## CHALLENGE
Line by line, repeat the data below exactly, beginning at the first line and ending at the line with "left_values = [48, 40, 18, 14, 6, 6, 1]". Omit pictures.

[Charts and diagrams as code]

--------------------------------------------------

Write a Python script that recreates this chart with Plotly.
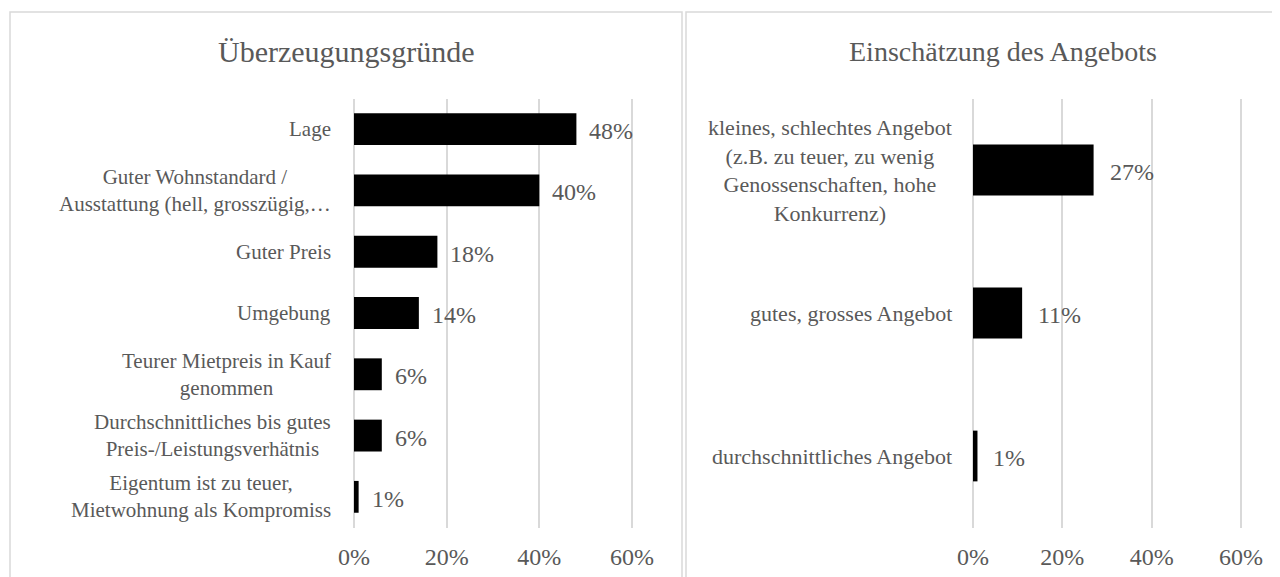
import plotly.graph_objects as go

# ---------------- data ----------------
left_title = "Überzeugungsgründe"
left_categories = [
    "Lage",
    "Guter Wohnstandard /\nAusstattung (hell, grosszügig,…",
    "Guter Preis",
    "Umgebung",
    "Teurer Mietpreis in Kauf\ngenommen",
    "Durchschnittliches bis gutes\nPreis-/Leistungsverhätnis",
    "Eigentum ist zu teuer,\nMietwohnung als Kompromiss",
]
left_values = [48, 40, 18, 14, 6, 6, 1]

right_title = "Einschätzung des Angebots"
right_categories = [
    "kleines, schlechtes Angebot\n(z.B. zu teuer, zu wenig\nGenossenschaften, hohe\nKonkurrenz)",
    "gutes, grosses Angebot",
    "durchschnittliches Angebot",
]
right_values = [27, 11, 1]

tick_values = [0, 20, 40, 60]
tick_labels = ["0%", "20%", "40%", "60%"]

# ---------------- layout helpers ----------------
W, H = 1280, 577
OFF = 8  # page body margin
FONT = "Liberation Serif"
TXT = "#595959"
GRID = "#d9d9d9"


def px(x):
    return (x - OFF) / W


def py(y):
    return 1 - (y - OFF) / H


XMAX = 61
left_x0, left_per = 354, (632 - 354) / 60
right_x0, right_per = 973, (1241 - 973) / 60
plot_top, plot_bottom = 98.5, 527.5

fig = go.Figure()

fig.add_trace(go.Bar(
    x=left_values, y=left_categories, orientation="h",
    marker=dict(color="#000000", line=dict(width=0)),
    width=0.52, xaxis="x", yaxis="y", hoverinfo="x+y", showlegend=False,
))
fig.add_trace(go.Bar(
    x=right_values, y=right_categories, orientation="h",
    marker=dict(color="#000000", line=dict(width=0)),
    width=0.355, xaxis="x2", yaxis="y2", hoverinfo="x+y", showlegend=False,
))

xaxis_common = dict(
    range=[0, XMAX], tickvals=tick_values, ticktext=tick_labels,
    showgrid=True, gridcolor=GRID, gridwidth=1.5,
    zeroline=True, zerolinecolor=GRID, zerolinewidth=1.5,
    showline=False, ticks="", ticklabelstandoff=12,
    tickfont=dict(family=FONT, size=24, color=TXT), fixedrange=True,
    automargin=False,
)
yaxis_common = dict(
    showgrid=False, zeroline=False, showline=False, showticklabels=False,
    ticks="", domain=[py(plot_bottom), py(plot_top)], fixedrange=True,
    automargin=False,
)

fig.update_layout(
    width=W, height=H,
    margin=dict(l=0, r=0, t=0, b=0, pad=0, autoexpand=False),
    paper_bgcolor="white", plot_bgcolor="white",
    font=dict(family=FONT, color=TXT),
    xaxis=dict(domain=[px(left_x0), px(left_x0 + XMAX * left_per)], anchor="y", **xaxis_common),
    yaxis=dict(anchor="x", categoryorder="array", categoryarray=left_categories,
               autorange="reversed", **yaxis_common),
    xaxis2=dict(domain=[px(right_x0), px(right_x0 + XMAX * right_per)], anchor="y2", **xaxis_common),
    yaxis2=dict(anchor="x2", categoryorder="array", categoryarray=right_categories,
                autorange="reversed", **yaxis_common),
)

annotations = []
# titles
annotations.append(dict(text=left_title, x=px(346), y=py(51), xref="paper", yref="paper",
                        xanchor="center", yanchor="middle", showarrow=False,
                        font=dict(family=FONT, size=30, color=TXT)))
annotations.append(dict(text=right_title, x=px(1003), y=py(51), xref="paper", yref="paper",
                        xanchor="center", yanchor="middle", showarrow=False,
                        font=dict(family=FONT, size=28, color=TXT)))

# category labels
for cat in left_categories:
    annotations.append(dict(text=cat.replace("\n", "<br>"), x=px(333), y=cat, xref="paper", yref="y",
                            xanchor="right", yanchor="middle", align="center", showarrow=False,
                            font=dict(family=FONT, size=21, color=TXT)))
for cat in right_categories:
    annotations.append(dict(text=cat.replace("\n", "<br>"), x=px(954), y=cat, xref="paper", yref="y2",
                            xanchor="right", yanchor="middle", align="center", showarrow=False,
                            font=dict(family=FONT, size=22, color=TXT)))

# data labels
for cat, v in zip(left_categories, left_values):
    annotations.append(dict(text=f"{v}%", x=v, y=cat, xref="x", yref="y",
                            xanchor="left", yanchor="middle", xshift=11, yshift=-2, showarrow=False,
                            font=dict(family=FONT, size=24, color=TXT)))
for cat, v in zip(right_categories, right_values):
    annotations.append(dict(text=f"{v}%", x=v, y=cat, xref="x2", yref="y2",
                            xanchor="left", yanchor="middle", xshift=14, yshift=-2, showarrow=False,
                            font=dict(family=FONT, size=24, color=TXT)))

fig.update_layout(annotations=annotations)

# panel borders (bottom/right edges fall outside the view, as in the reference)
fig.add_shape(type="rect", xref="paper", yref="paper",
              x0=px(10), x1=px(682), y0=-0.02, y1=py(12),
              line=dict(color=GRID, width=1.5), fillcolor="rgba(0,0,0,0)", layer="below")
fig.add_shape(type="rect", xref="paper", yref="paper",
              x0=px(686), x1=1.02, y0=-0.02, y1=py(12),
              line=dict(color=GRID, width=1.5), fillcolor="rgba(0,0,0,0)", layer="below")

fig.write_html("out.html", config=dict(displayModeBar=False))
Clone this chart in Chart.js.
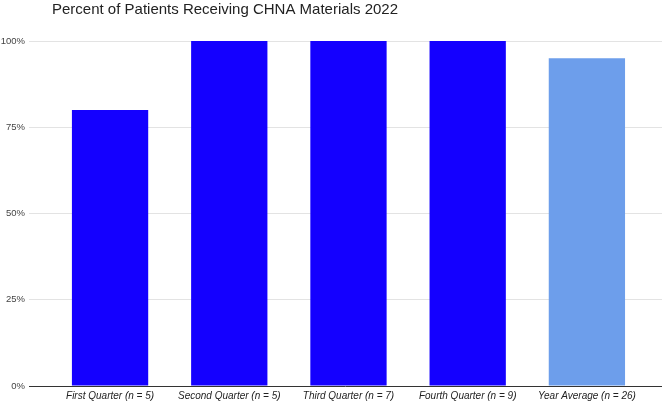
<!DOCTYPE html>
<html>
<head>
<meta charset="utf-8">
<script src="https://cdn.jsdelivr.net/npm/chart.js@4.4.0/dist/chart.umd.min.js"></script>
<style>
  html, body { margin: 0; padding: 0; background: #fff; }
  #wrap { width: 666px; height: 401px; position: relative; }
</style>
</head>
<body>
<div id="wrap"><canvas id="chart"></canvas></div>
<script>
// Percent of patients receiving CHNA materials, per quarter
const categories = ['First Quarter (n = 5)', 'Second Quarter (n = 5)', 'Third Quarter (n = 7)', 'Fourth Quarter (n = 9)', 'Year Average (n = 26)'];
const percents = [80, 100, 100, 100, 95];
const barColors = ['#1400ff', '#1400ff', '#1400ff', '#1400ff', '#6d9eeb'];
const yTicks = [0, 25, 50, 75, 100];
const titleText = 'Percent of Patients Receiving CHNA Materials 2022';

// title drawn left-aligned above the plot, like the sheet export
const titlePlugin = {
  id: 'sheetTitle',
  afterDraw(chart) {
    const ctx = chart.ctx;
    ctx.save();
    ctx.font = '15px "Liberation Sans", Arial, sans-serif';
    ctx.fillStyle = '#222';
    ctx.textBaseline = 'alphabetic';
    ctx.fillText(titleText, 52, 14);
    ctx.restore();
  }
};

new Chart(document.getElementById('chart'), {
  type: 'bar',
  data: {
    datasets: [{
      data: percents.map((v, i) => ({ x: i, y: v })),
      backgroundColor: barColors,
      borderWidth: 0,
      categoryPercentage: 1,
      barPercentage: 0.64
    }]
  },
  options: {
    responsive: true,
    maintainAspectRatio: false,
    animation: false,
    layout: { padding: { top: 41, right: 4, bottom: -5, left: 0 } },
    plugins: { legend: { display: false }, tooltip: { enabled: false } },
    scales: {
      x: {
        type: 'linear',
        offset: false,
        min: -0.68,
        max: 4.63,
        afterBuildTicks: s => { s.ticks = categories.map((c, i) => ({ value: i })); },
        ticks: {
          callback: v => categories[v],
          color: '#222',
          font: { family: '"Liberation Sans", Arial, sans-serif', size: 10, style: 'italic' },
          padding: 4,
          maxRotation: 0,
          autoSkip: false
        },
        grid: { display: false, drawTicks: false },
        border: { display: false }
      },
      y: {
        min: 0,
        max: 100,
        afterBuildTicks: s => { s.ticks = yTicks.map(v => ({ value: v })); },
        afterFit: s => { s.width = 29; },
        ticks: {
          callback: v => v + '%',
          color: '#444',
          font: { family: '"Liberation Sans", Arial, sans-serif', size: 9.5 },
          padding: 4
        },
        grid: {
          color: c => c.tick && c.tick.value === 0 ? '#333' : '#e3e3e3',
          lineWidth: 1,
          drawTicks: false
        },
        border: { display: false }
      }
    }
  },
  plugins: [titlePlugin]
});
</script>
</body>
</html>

--------------------------------------------------

## REPLY TO THE TASK
Write a Python script that recreates this chart with Plotly.
import plotly.graph_objects as go

# ---------------- data ----------------
left_title = "Überzeugungsgründe"
left_categories = [
    "Lage",
    "Guter Wohnstandard /\nAusstattung (hell, grosszügig,…",
    "Guter Preis",
    "Umgebung",
    "Teurer Mietpreis in Kauf\ngenommen",
    "Durchschnittliches bis gutes\nPreis-/Leistungsverhätnis",
    "Eigentum ist zu teuer,\nMietwohnung als Kompromiss",
]
left_values = [48, 40, 18, 14, 6, 6, 1]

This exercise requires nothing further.